▶ _Request_
For the copy, please give all of the data again exactly and leave the pictures out.

───── Information shown ─────

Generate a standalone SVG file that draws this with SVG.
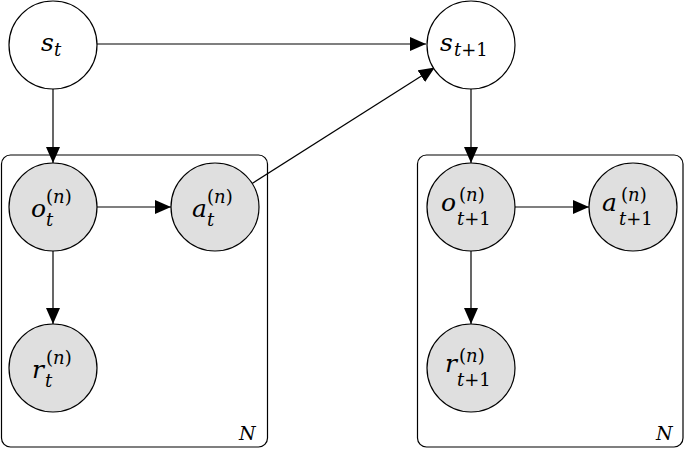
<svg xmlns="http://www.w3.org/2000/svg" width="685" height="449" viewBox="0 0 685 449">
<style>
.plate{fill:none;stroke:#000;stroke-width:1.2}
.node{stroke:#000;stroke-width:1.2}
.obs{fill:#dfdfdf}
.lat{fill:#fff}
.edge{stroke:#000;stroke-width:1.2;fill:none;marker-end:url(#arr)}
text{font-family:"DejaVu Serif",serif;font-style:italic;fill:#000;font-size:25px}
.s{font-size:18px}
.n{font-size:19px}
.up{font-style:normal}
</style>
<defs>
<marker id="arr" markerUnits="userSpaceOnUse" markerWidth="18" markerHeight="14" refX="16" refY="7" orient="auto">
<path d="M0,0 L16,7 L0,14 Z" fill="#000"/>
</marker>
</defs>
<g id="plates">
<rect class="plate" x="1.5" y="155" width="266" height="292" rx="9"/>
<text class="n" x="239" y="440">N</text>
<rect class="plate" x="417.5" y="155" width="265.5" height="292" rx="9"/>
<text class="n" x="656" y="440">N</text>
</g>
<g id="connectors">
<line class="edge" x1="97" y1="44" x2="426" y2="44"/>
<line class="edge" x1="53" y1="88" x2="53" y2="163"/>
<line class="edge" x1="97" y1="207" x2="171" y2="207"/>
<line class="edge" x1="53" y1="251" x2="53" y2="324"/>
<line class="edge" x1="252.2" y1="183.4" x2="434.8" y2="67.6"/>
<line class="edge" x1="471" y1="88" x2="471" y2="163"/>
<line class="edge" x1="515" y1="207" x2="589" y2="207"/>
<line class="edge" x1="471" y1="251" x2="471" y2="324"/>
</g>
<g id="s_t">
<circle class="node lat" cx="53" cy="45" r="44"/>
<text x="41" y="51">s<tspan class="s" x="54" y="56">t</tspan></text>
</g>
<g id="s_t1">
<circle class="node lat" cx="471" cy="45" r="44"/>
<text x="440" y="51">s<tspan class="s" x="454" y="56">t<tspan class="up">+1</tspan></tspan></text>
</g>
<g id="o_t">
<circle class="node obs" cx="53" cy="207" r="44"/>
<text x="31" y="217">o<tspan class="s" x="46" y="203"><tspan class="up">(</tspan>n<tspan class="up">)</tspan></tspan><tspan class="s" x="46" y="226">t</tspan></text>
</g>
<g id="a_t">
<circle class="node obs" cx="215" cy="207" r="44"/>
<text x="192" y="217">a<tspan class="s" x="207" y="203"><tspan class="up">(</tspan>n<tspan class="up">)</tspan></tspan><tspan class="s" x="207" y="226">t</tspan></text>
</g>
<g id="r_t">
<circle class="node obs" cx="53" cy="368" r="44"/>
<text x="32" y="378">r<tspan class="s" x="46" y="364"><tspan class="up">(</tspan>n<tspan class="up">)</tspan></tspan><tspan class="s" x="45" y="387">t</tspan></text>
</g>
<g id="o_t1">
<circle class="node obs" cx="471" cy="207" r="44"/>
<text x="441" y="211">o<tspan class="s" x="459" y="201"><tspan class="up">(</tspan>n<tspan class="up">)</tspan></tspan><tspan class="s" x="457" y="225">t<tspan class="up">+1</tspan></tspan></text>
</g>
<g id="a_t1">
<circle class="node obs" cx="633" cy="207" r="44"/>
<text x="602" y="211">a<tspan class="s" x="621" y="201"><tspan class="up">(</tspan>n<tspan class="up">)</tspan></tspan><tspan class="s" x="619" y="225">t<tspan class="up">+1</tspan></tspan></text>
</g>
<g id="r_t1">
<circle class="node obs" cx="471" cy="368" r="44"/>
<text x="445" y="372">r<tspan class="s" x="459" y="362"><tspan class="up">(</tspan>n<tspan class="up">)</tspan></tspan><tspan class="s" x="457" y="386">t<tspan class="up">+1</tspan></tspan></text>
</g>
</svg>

─────

▶ _Complete response_
Generate a standalone SVG file that draws this with SVG.
<svg xmlns="http://www.w3.org/2000/svg" width="685" height="449" viewBox="0 0 685 449">
<style>
.plate{fill:none;stroke:#000;stroke-width:1.2}
.node{stroke:#000;stroke-width:1.2}
.obs{fill:#dfdfdf}
.lat{fill:#fff}
.edge{stroke:#000;stroke-width:1.2;fill:none;marker-end:url(#arr)}
text{font-family:"DejaVu Serif",serif;font-style:italic;fill:#000;font-size:25px}
.s{font-size:18px}
.n{font-size:19px}
.up{font-style:normal}
</style>
<defs>
<marker id="arr" markerUnits="userSpaceOnUse" markerWidth="18" markerHeight="14" refX="16" refY="7" orient="auto">
<path d="M0,0 L16,7 L0,14 Z" fill="#000"/>
</marker>
</defs>
<g id="plates">
<rect class="plate" x="1.5" y="155" width="266" height="292" rx="9"/>
<text class="n" x="239" y="440">N</text>
<rect class="plate" x="417.5" y="155" width="265.5" height="292" rx="9"/>
<text class="n" x="656" y="440">N</text>
</g>
<g id="connectors">
<line class="edge" x1="97" y1="44" x2="426" y2="44"/>
<line class="edge" x1="53" y1="88" x2="53" y2="163"/>
<line class="edge" x1="97" y1="207" x2="171" y2="207"/>
<line class="edge" x1="53" y1="251" x2="53" y2="324"/>
<line class="edge" x1="252.2" y1="183.4" x2="434.8" y2="67.6"/>
<line class="edge" x1="471" y1="88" x2="471" y2="163"/>
<line class="edge" x1="515" y1="207" x2="589" y2="207"/>
<line class="edge" x1="471" y1="251" x2="471" y2="324"/>
</g>
<g id="s_t">
<circle class="node lat" cx="53" cy="45" r="44"/>
<text x="41" y="51">s<tspan class="s" x="54" y="56">t</tspan></text>
</g>
<g id="s_t1">
<circle class="node lat" cx="471" cy="45" r="44"/>
<text x="440" y="51">s<tspan class="s" x="454" y="56">t<tspan class="up">+1</tspan></tspan></text>
</g>
<g id="o_t">
<circle class="node obs" cx="53" cy="207" r="44"/>
<text x="31" y="217">o<tspan class="s" x="46" y="203"><tspan class="up">(</tspan>n<tspan class="up">)</tspan></tspan><tspan class="s" x="46" y="226">t</tspan></text>
</g>
<g id="a_t">
<circle class="node obs" cx="215" cy="207" r="44"/>
<text x="192" y="217">a<tspan class="s" x="207" y="203"><tspan class="up">(</tspan>n<tspan class="up">)</tspan></tspan><tspan class="s" x="207" y="226">t</tspan></text>
</g>
<g id="r_t">
<circle class="node obs" cx="53" cy="368" r="44"/>
<text x="32" y="378">r<tspan class="s" x="46" y="364"><tspan class="up">(</tspan>n<tspan class="up">)</tspan></tspan><tspan class="s" x="45" y="387">t</tspan></text>
</g>
<g id="o_t1">
<circle class="node obs" cx="471" cy="207" r="44"/>
<text x="441" y="211">o<tspan class="s" x="459" y="201"><tspan class="up">(</tspan>n<tspan class="up">)</tspan></tspan><tspan class="s" x="457" y="225">t<tspan class="up">+1</tspan></tspan></text>
</g>
<g id="a_t1">
<circle class="node obs" cx="633" cy="207" r="44"/>
<text x="602" y="211">a<tspan class="s" x="621" y="201"><tspan class="up">(</tspan>n<tspan class="up">)</tspan></tspan><tspan class="s" x="619" y="225">t<tspan class="up">+1</tspan></tspan></text>
</g>
<g id="r_t1">
<circle class="node obs" cx="471" cy="368" r="44"/>
<text x="445" y="372">r<tspan class="s" x="459" y="362"><tspan class="up">(</tspan>n<tspan class="up">)</tspan></tspan><tspan class="s" x="457" y="386">t<tspan class="up">+1</tspan></tspan></text>
</g>
</svg>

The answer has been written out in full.